● **Task**
Shown below is a listing with pictures; reproduce exactly, and only, the lines between the ones containing "Output the Python" and "import plotly.graph_objects as go", inclusive, leaving the pictures out.

● **Saved entries**
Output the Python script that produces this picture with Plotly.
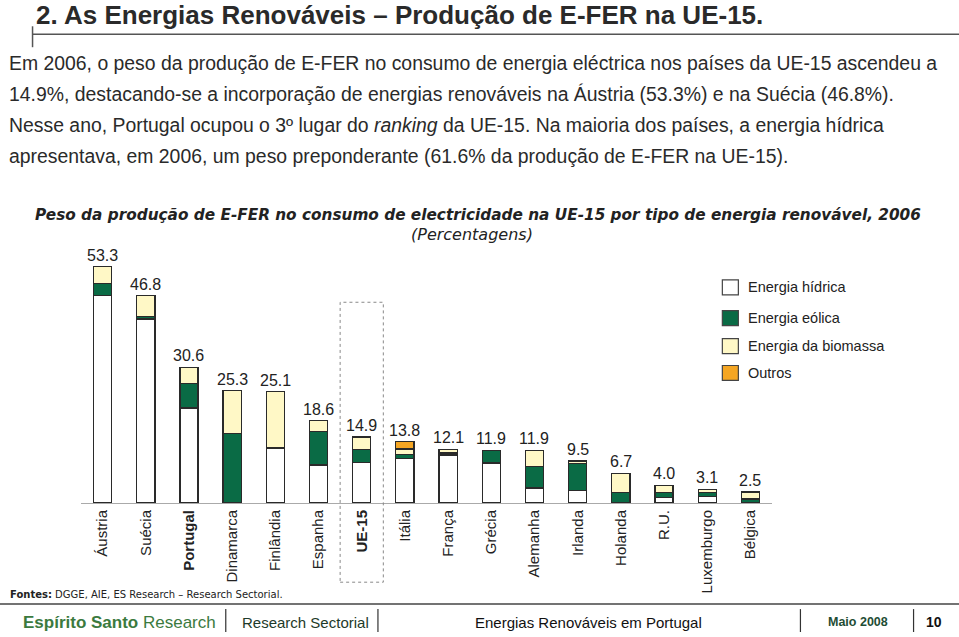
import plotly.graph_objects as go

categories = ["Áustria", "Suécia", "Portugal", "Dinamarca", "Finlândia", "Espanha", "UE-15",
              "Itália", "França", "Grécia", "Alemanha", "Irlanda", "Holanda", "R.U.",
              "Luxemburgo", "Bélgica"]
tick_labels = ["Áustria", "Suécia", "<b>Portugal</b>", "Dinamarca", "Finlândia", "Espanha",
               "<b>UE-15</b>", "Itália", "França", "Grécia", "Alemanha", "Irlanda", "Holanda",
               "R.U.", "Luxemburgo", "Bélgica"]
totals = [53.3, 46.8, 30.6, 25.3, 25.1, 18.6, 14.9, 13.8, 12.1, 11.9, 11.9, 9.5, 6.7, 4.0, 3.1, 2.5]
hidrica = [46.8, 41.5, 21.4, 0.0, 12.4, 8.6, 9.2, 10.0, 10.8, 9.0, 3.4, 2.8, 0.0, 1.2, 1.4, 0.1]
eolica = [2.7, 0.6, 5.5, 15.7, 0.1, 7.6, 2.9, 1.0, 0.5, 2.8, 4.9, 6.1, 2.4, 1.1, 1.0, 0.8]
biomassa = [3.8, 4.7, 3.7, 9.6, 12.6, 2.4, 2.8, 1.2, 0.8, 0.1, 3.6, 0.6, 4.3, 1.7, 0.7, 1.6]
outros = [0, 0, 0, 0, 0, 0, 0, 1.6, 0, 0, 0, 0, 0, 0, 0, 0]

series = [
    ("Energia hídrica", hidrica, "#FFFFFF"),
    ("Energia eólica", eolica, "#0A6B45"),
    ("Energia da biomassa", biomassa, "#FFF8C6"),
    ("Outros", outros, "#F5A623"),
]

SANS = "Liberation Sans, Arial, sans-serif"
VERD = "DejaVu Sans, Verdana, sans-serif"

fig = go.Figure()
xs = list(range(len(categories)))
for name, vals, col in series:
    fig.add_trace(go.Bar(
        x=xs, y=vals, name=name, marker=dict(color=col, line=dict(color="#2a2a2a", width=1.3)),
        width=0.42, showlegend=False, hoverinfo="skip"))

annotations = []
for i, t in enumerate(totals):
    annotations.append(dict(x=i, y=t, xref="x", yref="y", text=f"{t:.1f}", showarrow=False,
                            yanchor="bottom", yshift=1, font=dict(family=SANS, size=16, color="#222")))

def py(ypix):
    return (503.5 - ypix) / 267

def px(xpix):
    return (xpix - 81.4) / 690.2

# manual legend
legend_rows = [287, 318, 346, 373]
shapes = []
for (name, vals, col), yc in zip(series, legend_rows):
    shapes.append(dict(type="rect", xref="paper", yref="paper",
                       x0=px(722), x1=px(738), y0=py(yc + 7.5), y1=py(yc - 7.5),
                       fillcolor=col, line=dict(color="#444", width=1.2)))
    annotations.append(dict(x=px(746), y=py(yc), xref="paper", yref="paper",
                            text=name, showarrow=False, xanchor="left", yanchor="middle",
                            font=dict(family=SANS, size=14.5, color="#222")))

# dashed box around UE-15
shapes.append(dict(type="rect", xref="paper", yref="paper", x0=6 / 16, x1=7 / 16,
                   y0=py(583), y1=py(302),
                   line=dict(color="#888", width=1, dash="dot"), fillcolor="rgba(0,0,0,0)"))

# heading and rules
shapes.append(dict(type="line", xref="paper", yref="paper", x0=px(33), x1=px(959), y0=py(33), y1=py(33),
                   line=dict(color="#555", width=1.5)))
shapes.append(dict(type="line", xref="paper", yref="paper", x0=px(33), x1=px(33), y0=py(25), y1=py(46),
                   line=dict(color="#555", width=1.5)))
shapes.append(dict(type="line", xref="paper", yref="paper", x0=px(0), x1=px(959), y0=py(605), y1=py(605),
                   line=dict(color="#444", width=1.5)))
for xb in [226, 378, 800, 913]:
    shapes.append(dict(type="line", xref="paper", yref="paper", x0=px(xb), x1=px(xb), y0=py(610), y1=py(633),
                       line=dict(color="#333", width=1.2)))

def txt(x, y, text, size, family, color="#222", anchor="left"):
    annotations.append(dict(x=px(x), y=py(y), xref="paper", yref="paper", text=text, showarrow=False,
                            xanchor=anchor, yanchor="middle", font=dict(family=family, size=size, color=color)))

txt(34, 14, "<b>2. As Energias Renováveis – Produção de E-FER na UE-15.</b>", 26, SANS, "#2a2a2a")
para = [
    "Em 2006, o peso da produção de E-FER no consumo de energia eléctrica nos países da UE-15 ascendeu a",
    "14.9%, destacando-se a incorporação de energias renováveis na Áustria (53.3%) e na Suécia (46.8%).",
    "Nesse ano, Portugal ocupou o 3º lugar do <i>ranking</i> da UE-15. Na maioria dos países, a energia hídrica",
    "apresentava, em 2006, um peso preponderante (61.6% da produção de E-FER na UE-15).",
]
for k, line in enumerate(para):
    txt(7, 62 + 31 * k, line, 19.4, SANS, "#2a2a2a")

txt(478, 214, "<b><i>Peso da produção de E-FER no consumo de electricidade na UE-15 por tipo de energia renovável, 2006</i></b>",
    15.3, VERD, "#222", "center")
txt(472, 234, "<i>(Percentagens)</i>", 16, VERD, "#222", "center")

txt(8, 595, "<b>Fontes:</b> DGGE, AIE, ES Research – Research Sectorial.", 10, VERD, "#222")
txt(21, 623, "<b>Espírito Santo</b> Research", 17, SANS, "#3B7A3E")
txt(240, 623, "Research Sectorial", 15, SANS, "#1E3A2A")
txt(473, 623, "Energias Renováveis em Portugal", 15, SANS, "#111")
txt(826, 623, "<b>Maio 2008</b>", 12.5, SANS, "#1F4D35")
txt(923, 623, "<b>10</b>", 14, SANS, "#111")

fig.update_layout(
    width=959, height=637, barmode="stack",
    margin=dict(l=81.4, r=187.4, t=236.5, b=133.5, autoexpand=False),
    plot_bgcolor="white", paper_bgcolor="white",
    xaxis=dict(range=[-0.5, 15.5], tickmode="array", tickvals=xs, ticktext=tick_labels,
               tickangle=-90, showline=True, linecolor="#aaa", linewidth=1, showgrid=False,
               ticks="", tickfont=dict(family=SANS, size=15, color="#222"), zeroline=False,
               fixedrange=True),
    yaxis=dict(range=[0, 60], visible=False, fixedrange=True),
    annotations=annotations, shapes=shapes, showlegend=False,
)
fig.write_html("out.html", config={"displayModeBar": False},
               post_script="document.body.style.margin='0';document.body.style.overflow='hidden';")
* * *
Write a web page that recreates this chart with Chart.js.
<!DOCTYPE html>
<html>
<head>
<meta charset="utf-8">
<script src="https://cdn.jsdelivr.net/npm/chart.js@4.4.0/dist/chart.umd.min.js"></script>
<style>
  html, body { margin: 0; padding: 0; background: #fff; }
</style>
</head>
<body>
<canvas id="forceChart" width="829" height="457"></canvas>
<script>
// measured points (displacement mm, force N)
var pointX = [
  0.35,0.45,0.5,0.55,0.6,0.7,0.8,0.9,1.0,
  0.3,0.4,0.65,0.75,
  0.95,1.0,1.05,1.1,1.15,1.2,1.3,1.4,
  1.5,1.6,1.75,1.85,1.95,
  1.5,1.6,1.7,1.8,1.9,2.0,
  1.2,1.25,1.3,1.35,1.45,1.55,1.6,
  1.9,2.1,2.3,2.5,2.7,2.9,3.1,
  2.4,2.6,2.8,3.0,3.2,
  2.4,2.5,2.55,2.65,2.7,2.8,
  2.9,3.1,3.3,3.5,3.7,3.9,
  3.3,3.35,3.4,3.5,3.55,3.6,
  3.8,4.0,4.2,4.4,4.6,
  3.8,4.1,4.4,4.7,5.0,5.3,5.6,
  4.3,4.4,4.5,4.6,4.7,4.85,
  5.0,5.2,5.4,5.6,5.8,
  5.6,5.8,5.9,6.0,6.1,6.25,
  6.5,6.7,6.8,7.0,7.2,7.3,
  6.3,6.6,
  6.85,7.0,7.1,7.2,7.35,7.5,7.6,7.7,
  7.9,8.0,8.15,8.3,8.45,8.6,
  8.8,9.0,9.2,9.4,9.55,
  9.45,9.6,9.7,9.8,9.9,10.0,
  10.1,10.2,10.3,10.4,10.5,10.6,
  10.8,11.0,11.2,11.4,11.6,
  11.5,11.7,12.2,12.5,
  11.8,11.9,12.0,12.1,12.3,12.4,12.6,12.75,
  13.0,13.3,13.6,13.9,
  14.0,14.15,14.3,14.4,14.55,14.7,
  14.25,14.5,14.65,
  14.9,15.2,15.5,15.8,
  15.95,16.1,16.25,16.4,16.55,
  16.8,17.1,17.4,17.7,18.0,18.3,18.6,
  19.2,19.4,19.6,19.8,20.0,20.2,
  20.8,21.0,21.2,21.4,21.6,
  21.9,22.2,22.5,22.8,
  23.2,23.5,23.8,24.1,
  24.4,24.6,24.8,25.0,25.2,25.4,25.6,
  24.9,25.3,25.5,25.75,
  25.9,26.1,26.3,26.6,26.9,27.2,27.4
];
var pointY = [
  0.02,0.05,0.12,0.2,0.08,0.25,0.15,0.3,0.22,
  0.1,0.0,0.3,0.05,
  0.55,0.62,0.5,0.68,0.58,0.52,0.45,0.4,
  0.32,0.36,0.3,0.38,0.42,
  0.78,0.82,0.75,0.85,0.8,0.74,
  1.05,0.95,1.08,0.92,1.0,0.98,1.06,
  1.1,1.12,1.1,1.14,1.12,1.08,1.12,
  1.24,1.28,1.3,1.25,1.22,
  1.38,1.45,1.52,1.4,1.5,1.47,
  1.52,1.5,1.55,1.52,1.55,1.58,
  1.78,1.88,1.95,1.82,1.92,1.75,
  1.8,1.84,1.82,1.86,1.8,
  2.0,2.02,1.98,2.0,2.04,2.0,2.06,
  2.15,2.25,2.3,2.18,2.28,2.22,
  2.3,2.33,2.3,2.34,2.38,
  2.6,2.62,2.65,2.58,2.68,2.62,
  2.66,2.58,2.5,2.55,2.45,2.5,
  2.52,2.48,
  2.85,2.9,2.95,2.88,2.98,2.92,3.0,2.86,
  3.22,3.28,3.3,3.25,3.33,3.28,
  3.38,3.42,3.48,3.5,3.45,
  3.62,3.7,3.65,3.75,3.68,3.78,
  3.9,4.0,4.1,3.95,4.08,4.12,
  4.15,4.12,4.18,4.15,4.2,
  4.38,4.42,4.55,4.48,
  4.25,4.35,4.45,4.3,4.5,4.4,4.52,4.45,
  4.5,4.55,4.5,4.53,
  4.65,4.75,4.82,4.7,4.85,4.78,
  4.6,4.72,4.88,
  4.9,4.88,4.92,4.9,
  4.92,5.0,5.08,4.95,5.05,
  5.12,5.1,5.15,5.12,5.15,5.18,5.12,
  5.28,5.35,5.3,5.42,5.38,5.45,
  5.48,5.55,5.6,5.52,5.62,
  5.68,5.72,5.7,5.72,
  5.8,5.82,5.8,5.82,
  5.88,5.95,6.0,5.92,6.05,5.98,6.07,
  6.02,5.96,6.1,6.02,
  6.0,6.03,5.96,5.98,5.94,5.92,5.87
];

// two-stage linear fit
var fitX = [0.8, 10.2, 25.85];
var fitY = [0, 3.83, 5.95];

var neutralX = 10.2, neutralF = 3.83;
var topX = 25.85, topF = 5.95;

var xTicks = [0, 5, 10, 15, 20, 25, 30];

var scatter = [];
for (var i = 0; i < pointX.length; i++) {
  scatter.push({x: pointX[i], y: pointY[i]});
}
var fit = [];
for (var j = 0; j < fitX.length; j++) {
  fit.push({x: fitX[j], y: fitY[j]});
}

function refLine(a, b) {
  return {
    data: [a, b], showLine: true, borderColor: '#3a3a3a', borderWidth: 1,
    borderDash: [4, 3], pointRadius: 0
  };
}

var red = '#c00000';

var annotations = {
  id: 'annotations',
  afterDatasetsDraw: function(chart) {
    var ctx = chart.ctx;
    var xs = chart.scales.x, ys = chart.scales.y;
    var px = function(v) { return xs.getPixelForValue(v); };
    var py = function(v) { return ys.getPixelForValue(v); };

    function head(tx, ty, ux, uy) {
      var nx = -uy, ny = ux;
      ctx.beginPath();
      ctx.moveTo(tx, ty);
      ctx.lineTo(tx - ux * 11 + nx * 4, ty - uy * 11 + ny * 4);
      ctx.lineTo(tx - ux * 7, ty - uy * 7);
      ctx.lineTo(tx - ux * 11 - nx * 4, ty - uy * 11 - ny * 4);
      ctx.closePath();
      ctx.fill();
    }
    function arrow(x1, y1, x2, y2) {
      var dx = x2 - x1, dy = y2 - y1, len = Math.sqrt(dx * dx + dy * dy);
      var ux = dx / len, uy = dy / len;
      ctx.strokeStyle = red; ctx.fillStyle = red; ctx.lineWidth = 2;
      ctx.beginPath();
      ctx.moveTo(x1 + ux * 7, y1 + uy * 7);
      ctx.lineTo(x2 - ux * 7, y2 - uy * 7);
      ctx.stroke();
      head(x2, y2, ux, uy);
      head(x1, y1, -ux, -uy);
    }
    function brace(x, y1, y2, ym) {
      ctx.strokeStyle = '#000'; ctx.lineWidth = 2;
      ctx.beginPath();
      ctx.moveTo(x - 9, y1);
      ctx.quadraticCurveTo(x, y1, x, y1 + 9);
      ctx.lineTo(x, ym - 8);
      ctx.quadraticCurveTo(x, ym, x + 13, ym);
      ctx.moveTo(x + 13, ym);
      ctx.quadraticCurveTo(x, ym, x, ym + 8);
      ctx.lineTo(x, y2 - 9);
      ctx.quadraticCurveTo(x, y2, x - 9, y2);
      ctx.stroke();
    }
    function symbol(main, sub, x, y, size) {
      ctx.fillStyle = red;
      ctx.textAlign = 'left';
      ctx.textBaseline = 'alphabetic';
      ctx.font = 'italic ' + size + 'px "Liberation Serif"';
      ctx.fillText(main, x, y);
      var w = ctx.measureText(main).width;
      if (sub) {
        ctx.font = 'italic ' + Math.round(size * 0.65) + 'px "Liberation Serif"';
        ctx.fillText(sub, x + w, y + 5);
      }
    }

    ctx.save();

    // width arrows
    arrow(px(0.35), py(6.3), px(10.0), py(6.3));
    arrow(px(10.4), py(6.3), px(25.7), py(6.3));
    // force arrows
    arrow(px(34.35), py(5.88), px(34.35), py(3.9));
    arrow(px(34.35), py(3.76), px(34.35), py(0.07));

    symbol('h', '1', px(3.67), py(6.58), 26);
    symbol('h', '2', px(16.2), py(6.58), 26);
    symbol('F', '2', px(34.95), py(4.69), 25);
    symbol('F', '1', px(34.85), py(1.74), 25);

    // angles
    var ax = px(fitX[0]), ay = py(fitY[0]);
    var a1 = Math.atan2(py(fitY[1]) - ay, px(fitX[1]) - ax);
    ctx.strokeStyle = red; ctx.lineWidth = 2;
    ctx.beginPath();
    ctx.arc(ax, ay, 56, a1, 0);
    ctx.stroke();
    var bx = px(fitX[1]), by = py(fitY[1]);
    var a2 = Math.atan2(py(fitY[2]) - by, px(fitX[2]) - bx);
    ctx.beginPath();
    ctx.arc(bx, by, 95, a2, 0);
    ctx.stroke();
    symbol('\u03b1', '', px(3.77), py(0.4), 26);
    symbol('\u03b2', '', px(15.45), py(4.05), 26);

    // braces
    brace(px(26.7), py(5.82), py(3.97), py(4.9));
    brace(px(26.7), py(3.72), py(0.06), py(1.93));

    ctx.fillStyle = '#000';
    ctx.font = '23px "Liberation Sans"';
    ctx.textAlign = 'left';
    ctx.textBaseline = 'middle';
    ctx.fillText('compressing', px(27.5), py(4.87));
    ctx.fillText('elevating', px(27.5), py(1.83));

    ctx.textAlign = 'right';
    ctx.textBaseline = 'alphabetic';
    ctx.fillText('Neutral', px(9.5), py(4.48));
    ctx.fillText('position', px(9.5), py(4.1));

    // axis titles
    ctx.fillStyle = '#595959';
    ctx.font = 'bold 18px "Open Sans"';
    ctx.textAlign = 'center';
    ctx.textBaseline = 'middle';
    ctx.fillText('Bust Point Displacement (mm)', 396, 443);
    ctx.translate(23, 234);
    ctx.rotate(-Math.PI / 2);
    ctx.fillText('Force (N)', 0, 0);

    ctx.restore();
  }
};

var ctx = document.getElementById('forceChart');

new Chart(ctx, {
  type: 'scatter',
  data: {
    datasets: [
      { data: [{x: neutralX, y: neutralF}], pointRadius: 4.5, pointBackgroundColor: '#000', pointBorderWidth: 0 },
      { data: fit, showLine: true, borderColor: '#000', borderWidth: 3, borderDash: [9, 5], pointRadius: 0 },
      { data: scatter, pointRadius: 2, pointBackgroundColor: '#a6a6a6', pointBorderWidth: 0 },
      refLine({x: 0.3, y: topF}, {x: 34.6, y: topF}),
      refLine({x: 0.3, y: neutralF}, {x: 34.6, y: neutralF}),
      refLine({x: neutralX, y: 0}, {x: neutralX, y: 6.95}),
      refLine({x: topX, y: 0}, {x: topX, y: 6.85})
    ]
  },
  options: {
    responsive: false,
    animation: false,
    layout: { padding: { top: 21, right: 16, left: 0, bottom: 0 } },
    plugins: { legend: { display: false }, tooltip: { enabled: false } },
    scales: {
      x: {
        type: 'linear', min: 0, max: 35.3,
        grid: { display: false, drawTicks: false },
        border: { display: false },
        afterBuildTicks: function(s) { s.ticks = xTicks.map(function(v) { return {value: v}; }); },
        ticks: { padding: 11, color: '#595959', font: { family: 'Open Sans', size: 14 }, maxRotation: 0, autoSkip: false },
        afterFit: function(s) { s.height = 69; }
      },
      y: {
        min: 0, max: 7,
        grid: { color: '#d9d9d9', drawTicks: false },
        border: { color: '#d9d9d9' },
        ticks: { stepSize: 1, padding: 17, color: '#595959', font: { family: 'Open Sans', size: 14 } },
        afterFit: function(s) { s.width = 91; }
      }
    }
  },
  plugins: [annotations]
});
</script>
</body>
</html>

● **Answer to the task**
Output the Python script that produces this picture with Plotly.
import plotly.graph_objects as go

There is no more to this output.